**Stated task**
Output the full listing below exactly, without the pictures.

*****

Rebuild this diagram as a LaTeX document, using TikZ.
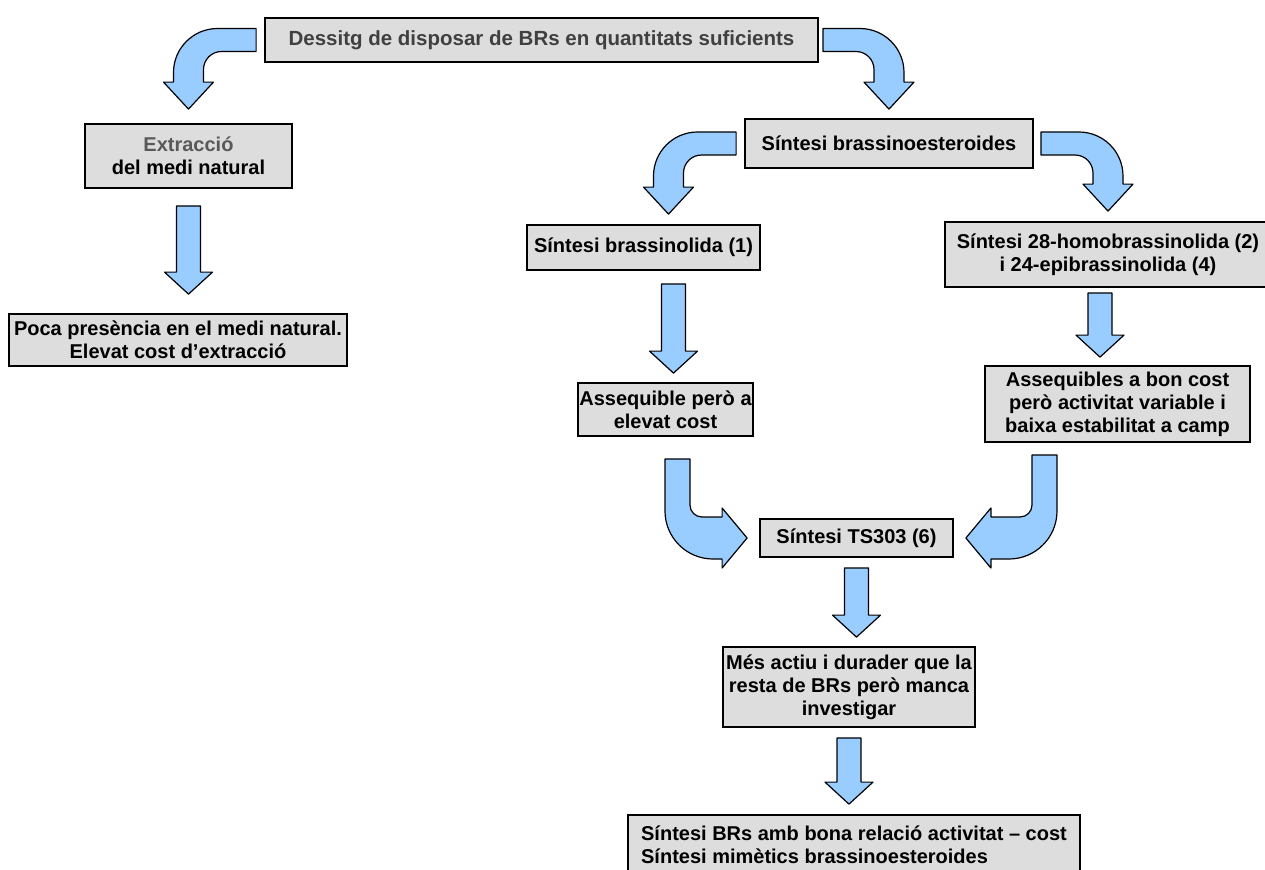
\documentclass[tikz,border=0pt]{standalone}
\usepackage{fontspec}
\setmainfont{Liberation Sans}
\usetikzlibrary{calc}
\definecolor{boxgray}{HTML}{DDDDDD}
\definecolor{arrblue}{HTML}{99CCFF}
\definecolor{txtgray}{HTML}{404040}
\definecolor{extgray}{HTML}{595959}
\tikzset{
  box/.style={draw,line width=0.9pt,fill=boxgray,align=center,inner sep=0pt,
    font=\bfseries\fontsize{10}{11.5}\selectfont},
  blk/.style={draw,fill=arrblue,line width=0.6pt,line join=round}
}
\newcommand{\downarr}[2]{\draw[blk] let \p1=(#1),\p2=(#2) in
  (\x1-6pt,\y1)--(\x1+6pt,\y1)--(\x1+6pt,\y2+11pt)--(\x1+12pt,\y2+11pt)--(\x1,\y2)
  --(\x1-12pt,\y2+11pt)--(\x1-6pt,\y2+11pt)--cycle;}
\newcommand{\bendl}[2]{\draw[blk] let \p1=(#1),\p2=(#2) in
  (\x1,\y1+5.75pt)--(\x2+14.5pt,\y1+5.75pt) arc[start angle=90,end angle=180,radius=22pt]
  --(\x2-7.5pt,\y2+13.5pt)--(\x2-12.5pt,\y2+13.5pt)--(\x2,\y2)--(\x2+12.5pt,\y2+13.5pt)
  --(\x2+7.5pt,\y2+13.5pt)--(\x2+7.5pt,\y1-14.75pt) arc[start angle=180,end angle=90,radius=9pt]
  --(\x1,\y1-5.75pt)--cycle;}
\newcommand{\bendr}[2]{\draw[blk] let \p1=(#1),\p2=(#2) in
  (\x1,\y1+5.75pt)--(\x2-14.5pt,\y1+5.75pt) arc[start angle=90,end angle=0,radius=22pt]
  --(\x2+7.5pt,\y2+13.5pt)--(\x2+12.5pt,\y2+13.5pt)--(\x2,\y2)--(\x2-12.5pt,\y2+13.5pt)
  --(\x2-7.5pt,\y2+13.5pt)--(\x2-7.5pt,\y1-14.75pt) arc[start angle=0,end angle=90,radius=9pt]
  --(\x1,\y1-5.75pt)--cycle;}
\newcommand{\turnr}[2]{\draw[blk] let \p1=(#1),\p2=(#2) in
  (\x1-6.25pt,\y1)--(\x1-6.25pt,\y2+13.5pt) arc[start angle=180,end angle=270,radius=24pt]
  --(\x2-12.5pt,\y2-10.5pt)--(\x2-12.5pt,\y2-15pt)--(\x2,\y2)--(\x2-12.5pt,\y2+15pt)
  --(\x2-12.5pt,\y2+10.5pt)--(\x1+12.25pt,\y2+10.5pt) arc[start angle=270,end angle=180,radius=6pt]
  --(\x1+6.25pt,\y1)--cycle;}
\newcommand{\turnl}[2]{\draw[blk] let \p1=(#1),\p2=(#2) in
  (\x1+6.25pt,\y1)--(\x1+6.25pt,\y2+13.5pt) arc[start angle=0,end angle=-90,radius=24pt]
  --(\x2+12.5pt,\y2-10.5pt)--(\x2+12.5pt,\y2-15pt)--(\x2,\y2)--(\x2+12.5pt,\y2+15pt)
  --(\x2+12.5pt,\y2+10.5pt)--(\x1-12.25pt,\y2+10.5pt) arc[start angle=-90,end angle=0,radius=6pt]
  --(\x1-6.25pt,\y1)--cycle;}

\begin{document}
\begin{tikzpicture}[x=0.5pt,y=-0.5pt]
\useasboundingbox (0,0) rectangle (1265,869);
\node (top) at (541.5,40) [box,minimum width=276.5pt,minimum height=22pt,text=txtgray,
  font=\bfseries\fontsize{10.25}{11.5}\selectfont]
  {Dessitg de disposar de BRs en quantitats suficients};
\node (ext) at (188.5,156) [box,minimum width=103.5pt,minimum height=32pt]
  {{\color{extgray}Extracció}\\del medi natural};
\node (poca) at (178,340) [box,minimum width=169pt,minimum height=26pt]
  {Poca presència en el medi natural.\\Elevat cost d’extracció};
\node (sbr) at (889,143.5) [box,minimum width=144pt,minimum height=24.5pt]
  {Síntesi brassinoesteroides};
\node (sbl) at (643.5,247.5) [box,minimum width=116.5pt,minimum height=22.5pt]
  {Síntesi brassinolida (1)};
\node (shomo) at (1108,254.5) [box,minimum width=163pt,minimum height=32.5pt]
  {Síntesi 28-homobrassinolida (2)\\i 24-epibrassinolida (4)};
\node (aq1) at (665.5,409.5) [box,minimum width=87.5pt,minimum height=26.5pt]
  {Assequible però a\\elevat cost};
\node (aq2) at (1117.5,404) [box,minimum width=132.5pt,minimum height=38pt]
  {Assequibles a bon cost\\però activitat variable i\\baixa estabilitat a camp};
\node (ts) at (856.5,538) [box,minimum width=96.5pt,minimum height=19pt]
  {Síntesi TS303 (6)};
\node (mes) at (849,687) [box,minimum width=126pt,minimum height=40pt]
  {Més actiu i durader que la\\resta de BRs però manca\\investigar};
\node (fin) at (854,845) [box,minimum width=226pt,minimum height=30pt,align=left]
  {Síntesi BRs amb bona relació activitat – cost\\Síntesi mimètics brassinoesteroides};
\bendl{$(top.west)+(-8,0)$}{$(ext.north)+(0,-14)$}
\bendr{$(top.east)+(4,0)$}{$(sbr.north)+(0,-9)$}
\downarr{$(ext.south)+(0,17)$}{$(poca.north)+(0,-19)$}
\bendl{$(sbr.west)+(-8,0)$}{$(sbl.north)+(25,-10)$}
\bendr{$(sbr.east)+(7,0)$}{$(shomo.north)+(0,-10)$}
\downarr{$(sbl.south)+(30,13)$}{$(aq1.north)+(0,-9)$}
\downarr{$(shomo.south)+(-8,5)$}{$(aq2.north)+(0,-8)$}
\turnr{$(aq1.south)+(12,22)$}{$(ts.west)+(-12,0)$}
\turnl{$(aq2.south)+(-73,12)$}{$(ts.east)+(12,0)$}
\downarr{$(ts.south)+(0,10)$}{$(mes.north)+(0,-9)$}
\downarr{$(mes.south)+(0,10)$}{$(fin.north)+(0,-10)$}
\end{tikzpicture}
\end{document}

*****

**Final answer**
Rebuild this diagram as a LaTeX document, using TikZ.
\documentclass[tikz,border=0pt]{standalone}
\usepackage{fontspec}
\setmainfont{Liberation Sans}
\usetikzlibrary{calc}
\definecolor{boxgray}{HTML}{DDDDDD}
\definecolor{arrblue}{HTML}{99CCFF}
\definecolor{txtgray}{HTML}{404040}
\definecolor{extgray}{HTML}{595959}
\tikzset{
  box/.style={draw,line width=0.9pt,fill=boxgray,align=center,inner sep=0pt,
    font=\bfseries\fontsize{10}{11.5}\selectfont},
  blk/.style={draw,fill=arrblue,line width=0.6pt,line join=round}
}
\newcommand{\downarr}[2]{\draw[blk] let \p1=(#1),\p2=(#2) in
  (\x1-6pt,\y1)--(\x1+6pt,\y1)--(\x1+6pt,\y2+11pt)--(\x1+12pt,\y2+11pt)--(\x1,\y2)
  --(\x1-12pt,\y2+11pt)--(\x1-6pt,\y2+11pt)--cycle;}
\newcommand{\bendl}[2]{\draw[blk] let \p1=(#1),\p2=(#2) in
  (\x1,\y1+5.75pt)--(\x2+14.5pt,\y1+5.75pt) arc[start angle=90,end angle=180,radius=22pt]
  --(\x2-7.5pt,\y2+13.5pt)--(\x2-12.5pt,\y2+13.5pt)--(\x2,\y2)--(\x2+12.5pt,\y2+13.5pt)
  --(\x2+7.5pt,\y2+13.5pt)--(\x2+7.5pt,\y1-14.75pt) arc[start angle=180,end angle=90,radius=9pt]
  --(\x1,\y1-5.75pt)--cycle;}
\newcommand{\bendr}[2]{\draw[blk] let \p1=(#1),\p2=(#2) in
  (\x1,\y1+5.75pt)--(\x2-14.5pt,\y1+5.75pt) arc[start angle=90,end angle=0,radius=22pt]
  --(\x2+7.5pt,\y2+13.5pt)--(\x2+12.5pt,\y2+13.5pt)--(\x2,\y2)--(\x2-12.5pt,\y2+13.5pt)
  --(\x2-7.5pt,\y2+13.5pt)--(\x2-7.5pt,\y1-14.75pt) arc[start angle=0,end angle=90,radius=9pt]
  --(\x1,\y1-5.75pt)--cycle;}
\newcommand{\turnr}[2]{\draw[blk] let \p1=(#1),\p2=(#2) in
  (\x1-6.25pt,\y1)--(\x1-6.25pt,\y2+13.5pt) arc[start angle=180,end angle=270,radius=24pt]
  --(\x2-12.5pt,\y2-10.5pt)--(\x2-12.5pt,\y2-15pt)--(\x2,\y2)--(\x2-12.5pt,\y2+15pt)
  --(\x2-12.5pt,\y2+10.5pt)--(\x1+12.25pt,\y2+10.5pt) arc[start angle=270,end angle=180,radius=6pt]
  --(\x1+6.25pt,\y1)--cycle;}
\newcommand{\turnl}[2]{\draw[blk] let \p1=(#1),\p2=(#2) in
  (\x1+6.25pt,\y1)--(\x1+6.25pt,\y2+13.5pt) arc[start angle=0,end angle=-90,radius=24pt]
  --(\x2+12.5pt,\y2-10.5pt)--(\x2+12.5pt,\y2-15pt)--(\x2,\y2)--(\x2+12.5pt,\y2+15pt)
  --(\x2+12.5pt,\y2+10.5pt)--(\x1-12.25pt,\y2+10.5pt) arc[start angle=-90,end angle=0,radius=6pt]
  --(\x1-6.25pt,\y1)--cycle;}

\begin{document}
\begin{tikzpicture}[x=0.5pt,y=-0.5pt]
\useasboundingbox (0,0) rectangle (1265,869);
\node (top) at (541.5,40) [box,minimum width=276.5pt,minimum height=22pt,text=txtgray,
  font=\bfseries\fontsize{10.25}{11.5}\selectfont]
  {Dessitg de disposar de BRs en quantitats suficients};
\node (ext) at (188.5,156) [box,minimum width=103.5pt,minimum height=32pt]
  {{\color{extgray}Extracció}\\del medi natural};
\node (poca) at (178,340) [box,minimum width=169pt,minimum height=26pt]
  {Poca presència en el medi natural.\\Elevat cost d’extracció};
\node (sbr) at (889,143.5) [box,minimum width=144pt,minimum height=24.5pt]
  {Síntesi brassinoesteroides};
\node (sbl) at (643.5,247.5) [box,minimum width=116.5pt,minimum height=22.5pt]
  {Síntesi brassinolida (1)};
\node (shomo) at (1108,254.5) [box,minimum width=163pt,minimum height=32.5pt]
  {Síntesi 28-homobrassinolida (2)\\i 24-epibrassinolida (4)};
\node (aq1) at (665.5,409.5) [box,minimum width=87.5pt,minimum height=26.5pt]
  {Assequible però a\\elevat cost};
\node (aq2) at (1117.5,404) [box,minimum width=132.5pt,minimum height=38pt]
  {Assequibles a bon cost\\però activitat variable i\\baixa estabilitat a camp};
\node (ts) at (856.5,538) [box,minimum width=96.5pt,minimum height=19pt]
  {Síntesi TS303 (6)};
\node (mes) at (849,687) [box,minimum width=126pt,minimum height=40pt]
  {Més actiu i durader que la\\resta de BRs però manca\\investigar};
\node (fin) at (854,845) [box,minimum width=226pt,minimum height=30pt,align=left]
  {Síntesi BRs amb bona relació activitat – cost\\Síntesi mimètics brassinoesteroides};
\bendl{$(top.west)+(-8,0)$}{$(ext.north)+(0,-14)$}
\bendr{$(top.east)+(4,0)$}{$(sbr.north)+(0,-9)$}
\downarr{$(ext.south)+(0,17)$}{$(poca.north)+(0,-19)$}
\bendl{$(sbr.west)+(-8,0)$}{$(sbl.north)+(25,-10)$}
\bendr{$(sbr.east)+(7,0)$}{$(shomo.north)+(0,-10)$}
\downarr{$(sbl.south)+(30,13)$}{$(aq1.north)+(0,-9)$}
\downarr{$(shomo.south)+(-8,5)$}{$(aq2.north)+(0,-8)$}
\turnr{$(aq1.south)+(12,22)$}{$(ts.west)+(-12,0)$}
\turnl{$(aq2.south)+(-73,12)$}{$(ts.east)+(12,0)$}
\downarr{$(ts.south)+(0,10)$}{$(mes.north)+(0,-9)$}
\downarr{$(mes.south)+(0,10)$}{$(fin.north)+(0,-10)$}
\end{tikzpicture}
\end{document}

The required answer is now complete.